NASPGHAN Weighs in on 21st Century Cures Initiative

On June 1, NASPGHAN sent a letter (PDF) to Reps. Fred Upton (R-MI) and Diana DeGette (D-CO) who co-chair the House 21st Century Cures Initiative. In its letter, sent in response to the white paper, “21st Century Cures: A Call to Action,” NASPGHAN outlined the need for a greater federal commitment to medical research funding, a reduction in regulatory burdens for individual investigators, and an examination of the pathways by which drugs are tested and approved in children under 18 years. In the letter, NASPGHAN cited the draft guidance for determining whether human research studies can be conducted without an investigational new drug (IND) application as an example of regulatory expansion that could force young investigators to abandon interventional studies or to leave academia.

NASPGHAN Joins Letter to FDA on Biosimilars

In an August 14 letter (PDF) to FDA Commissioner Margaret Hamburg, MD, NASPGHAN joined other medical societies and patient advocacy groups to share concerns about the naming of biosimilars. The groups stated that products must have distinguishable, nonproprietary names for the reasons outlined in the letter, including that a biosimilar will only be similar, not identical to the reference product, at least for the foreseeable future. As such, distinct nonproprietary names will help alert physicians that each product, while safe and effective, may differ slightly.

First Round of Physician-Industry Data Released to the Public

The Centers for Medicare and Medicaid Services (CMS) released on Sept. 30, 2014 the first round of data on consulting fees, research grants, travel reimbursements, and others gifts that medical device manufacturers and pharmaceutical companies provide to physicians and teaching hospitals. In a CMS press release announcing the program, Dr. Shantanu Agrawal, director of the Center for Program Integrity at CMS, said "Using this new data, it is now possible to conduct a wide range of analyses of payments made by drug and device manufacturers.”

Passed as part of the Affordable Care Act, the “Physicians Payments Sunshine Act,” now known as “Open Payments,” requires that certain manufacturers and group purchasing organizations (GPOs) report to CMS information about payments or other transfers of value they’ve made to physicians or teaching hospitals.

As noted in the press release, about 40 percent of the published records are de-identified. This is because a manufacturer had attested that the payment had been made but CMS was unable to match the physician information or the record was not available for review and dispute. This data will be fully identifiable in 2015 after the reporting entity submits corrected data, and physicians and teaching hospitals have a chance to review and dispute. In addition, data that were disputed and not resolved by the end of the September 11 review period were not published and will be updated at a later date.
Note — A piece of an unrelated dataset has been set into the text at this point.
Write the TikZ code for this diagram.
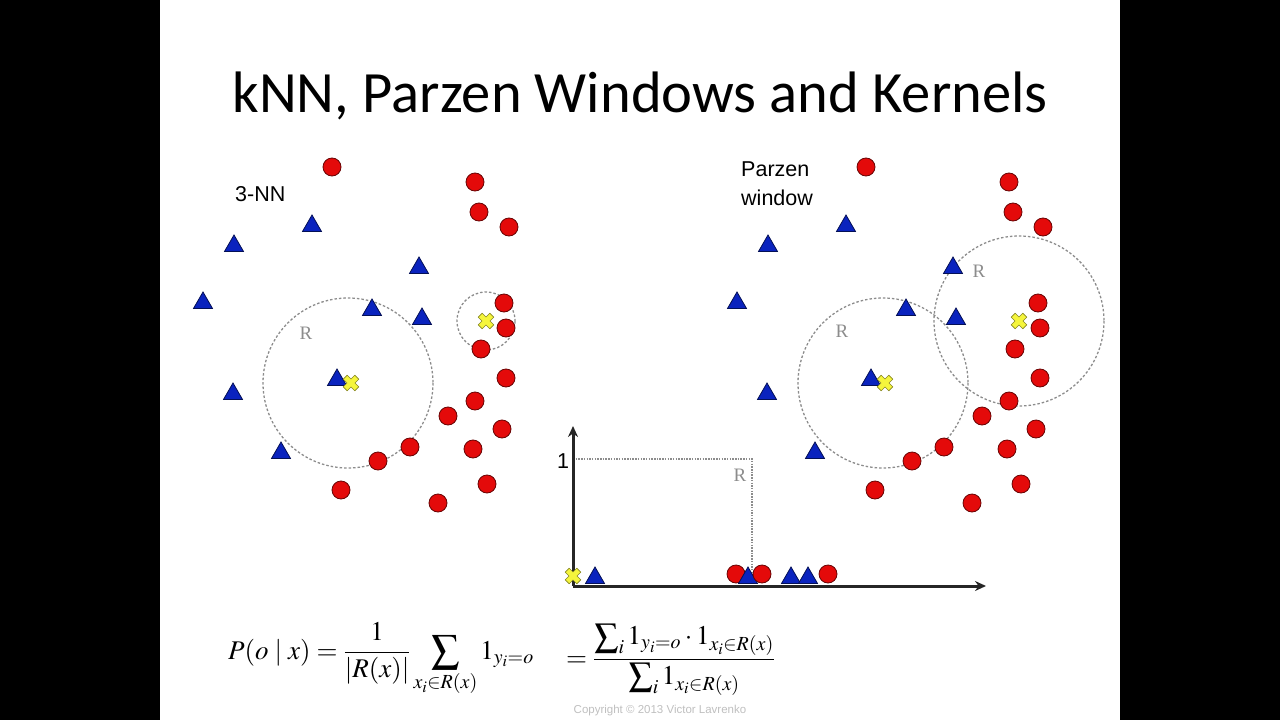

According to CMS, the published data contains 4.4 million payments valued at nearly $3.5 billion attributable to 546,000 individual physicians and almost 1,360 teaching hospitals.

CMS estimates that about 9,000 records were not published due to disputes that weren't settled by the end of the review and dispute period (September 11). Because only 26,000 physicians and 400 teaching hospitals registered in the Open Payments system to review payments attributed to them, questions around the accuracy of the rest of the data could surface once more physicians log into the system to view data attributed to them. Physicians still can initiate disputes of 2013 data until December 31. However, these disputes will not be flagged in the public database until 2015. The next published report will include payment data for all of 2014 and will be published in June 2015.